The primary purpose of a national carrier is
not profitability (though it must be run efficiently and profitably). It
serves strategic intents. But a national carrier will not succeed in
Nigeria without a concrete wall of partition between management and
government. Political interference kills business ventures.
The
point being made is that we need to go further to develop our aviation
industry. It’s not just the newness of fleet that will prevent disaster
though it will certainly help, the quantity of planes and the quantity
of effective competitors matter. So does the size of the market.
We
are underinvested in aviation as a nation. We need maintenance hangars
for at least mid-level servicing needs. The cost of maintenance is
killing our airlines. Our training facilities tend to be focused on
pilot and airspace management training.
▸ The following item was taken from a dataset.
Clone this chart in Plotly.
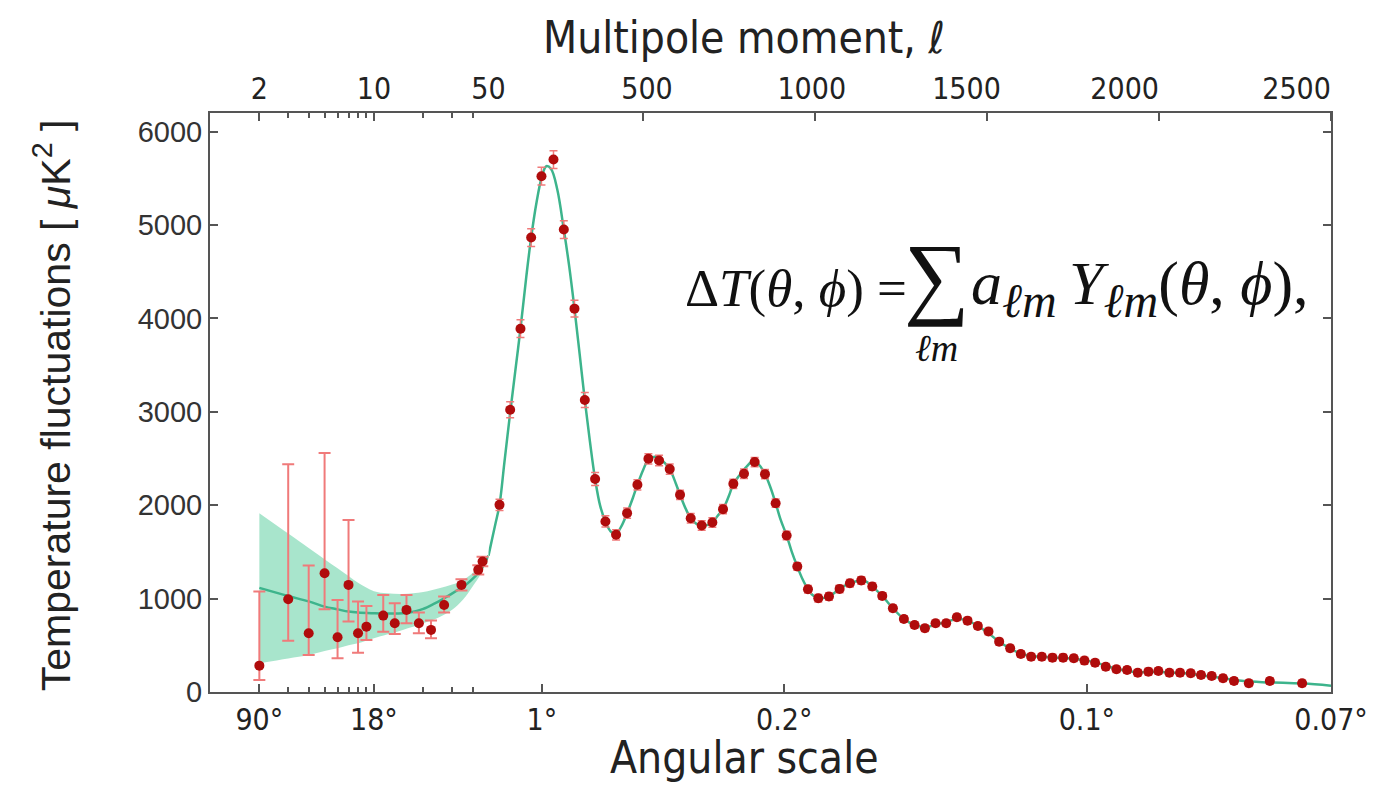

We need more than these though
we need an upgrade of existing pilot training facilities. We also need a
comprehensive School of Aviation Management.
As against throwing
money at airlines why don’t we set up an Aviation Leasing Corporation
to reduce the cost of capital for our airlines and serve as middleman
between international finance and the airline industry? If we want to
fix our aviation industry we must think about institutions and take a
long term view. Bulk buying of planes drives down unit cost. The cost
of operations of this corporation must initially be guaranteed by the
federal government in order to rescue our local airlines. As the
corporation grows however the profit from its international operations
can then be used to subsidize our local airline industry. The aviation
leasing company can also cushion the attendant higher cost of accessing
international finance occasioned by Nigeria’s image problem. This
leasing company must be international in scope and professionally
managed.
There is also the need to tackle corruption at various
levels of our aviation industry but our biggest challenge remains the
need to articulate an aeronautical vision that feeds into, and delivers
on the national vision. It is not exactly clear what we want to be as a
nation, or what interests our airlines should serve. Aviation is not an
orphan industry. Neither is it ever just about transportation. We know
what the airline industry means to the Kingdom of England.
Think
BA. We see what role it plays in the overall economic and political
strategy of the UAE. We see the Singaporean model. Airlines are
inextricably linked to national vision. What do we want to be as a
nation? What is the strategic hub of our economic vision? How can our
aviation industry serve this vision? Without this I am afraid, we shall
continue to lust after palliatives and resort to short-term measures.
Leke Alder is a brand strategy consultant. He served on the board of Nigeria Extractive Industries Transparency Initiative.